#### The task:
Write out, word for word, the stretch of lines beginning at the one with "Generate a LaTeX" and ending at the one with "[white] (0,0) rectangle (603,337);", omitting the images.

#### Record set:
━━━
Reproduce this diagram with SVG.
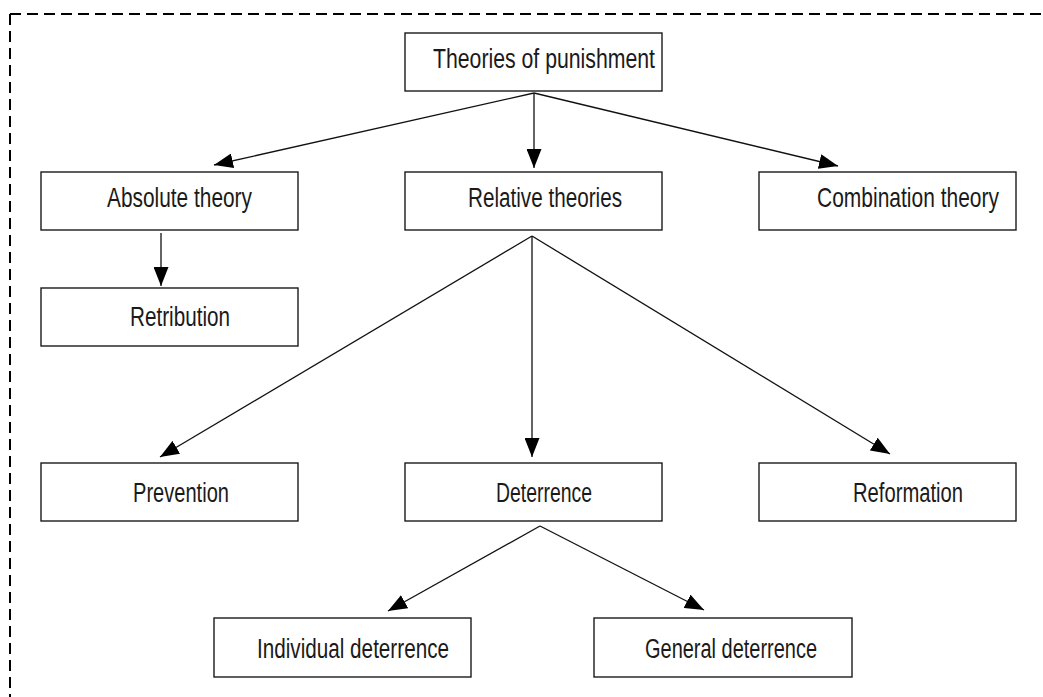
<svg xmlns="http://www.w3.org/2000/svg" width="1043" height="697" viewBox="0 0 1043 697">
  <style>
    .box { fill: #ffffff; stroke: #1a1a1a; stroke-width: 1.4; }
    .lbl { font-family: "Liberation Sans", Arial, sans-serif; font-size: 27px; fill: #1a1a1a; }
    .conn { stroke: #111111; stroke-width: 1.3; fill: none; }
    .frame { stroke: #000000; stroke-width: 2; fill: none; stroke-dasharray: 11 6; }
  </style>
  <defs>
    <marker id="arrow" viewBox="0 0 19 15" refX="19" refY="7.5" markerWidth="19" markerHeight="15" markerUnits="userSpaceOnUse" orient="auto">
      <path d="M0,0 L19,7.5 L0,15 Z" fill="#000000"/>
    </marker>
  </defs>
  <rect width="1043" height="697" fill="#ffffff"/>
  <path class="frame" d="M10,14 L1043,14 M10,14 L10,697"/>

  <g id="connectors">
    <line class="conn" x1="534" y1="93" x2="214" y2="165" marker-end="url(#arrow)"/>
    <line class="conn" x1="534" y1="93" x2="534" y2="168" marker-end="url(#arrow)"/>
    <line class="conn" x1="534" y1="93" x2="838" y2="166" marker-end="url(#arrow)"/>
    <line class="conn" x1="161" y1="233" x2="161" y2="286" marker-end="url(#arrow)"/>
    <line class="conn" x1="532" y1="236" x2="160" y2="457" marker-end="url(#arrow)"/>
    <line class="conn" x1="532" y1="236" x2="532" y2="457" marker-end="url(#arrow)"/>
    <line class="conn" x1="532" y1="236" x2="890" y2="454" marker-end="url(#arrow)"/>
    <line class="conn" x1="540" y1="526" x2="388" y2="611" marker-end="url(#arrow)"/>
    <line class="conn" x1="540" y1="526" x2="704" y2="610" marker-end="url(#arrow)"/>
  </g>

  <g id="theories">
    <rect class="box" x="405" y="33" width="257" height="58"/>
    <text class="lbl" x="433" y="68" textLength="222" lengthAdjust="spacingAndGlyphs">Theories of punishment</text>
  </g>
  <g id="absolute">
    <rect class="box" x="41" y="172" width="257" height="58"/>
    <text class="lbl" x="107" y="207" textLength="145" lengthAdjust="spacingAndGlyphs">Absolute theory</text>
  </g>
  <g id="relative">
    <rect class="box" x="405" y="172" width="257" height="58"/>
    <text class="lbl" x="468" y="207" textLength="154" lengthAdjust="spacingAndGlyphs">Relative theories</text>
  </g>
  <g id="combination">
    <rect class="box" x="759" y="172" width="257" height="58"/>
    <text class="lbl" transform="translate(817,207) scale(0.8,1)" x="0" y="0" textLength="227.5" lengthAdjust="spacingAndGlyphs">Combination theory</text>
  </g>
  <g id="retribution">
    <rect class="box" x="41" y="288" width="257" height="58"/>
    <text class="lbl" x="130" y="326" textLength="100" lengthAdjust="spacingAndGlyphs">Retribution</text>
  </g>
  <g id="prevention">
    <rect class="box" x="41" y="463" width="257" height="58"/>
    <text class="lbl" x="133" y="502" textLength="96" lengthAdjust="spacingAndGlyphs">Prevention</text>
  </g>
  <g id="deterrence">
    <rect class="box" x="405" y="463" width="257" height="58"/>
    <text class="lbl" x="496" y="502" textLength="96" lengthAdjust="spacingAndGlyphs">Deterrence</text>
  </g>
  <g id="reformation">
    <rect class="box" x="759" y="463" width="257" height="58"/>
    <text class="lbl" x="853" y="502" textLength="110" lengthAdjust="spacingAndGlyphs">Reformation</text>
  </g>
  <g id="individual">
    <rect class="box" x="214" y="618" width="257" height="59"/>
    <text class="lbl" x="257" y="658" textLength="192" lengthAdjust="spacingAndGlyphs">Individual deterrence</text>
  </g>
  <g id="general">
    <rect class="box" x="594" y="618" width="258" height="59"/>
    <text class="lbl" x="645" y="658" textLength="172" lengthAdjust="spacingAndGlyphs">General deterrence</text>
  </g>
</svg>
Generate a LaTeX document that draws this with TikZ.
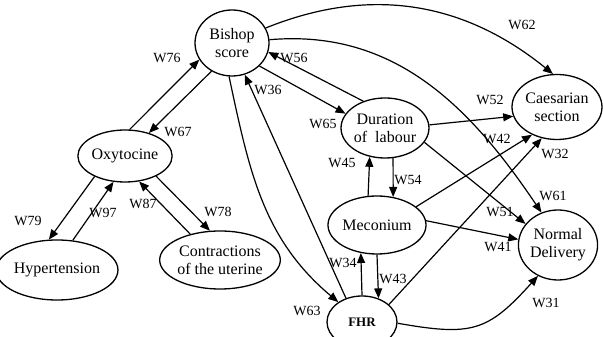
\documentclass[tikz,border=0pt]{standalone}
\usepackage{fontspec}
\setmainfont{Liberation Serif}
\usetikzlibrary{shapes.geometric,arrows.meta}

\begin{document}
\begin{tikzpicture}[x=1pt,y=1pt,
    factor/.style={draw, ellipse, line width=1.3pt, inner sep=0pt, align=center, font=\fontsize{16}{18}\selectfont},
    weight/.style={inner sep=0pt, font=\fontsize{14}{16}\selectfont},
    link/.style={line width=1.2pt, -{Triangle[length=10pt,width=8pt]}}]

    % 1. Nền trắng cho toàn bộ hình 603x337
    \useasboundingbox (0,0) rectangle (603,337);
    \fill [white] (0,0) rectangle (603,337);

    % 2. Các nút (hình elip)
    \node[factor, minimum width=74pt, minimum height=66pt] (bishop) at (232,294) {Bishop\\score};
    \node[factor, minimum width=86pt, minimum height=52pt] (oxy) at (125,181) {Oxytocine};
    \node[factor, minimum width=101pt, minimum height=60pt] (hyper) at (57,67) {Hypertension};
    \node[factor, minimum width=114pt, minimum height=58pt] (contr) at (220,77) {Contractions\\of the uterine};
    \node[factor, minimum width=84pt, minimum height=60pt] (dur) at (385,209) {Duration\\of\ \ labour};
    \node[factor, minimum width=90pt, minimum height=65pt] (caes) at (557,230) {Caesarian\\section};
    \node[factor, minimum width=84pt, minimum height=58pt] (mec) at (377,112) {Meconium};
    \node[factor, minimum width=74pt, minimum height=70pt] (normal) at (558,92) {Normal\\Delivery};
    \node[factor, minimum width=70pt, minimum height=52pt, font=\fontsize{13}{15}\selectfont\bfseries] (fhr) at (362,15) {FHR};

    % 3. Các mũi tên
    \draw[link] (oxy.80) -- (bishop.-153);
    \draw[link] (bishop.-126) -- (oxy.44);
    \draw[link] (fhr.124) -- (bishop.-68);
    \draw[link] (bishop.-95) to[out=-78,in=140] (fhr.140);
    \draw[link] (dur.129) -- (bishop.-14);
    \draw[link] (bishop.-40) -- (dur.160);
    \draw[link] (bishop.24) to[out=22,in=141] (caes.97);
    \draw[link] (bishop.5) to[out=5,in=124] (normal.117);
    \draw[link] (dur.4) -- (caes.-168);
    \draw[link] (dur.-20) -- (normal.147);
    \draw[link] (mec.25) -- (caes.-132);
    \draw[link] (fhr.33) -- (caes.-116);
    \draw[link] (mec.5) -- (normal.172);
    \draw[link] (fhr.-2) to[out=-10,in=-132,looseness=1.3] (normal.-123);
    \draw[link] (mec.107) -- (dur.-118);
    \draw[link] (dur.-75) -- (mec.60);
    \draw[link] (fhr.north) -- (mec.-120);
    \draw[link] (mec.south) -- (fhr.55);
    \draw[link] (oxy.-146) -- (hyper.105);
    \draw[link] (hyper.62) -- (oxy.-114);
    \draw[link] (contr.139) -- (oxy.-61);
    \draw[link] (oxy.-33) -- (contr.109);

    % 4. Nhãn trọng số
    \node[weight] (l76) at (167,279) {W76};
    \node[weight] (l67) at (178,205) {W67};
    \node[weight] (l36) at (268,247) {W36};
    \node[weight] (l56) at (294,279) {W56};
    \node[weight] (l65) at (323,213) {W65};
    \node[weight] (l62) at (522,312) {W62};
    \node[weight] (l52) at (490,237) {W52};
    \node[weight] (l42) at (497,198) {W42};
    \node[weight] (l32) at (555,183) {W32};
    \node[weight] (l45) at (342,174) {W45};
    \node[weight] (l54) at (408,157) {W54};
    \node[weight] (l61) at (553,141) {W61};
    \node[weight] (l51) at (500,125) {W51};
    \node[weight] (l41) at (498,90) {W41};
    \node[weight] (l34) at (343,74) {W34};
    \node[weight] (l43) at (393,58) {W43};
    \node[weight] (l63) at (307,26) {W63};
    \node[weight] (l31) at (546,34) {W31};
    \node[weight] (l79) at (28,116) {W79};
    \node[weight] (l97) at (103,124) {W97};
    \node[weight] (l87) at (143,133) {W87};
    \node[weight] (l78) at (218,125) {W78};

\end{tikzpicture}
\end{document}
━━━
#### Written response:
Generate a LaTeX document that draws this with TikZ.
\documentclass[tikz,border=0pt]{standalone}
\usepackage{fontspec}
\setmainfont{Liberation Serif}
\usetikzlibrary{shapes.geometric,arrows.meta}

\begin{document}
\begin{tikzpicture}[x=1pt,y=1pt,
    factor/.style={draw, ellipse, line width=1.3pt, inner sep=0pt, align=center, font=\fontsize{16}{18}\selectfont},
    weight/.style={inner sep=0pt, font=\fontsize{14}{16}\selectfont},
    link/.style={line width=1.2pt, -{Triangle[length=10pt,width=8pt]}}]

    % 1. Nền trắng cho toàn bộ hình 603x337
    \useasboundingbox (0,0) rectangle (603,337);
    \fill [white] (0,0) rectangle (603,337);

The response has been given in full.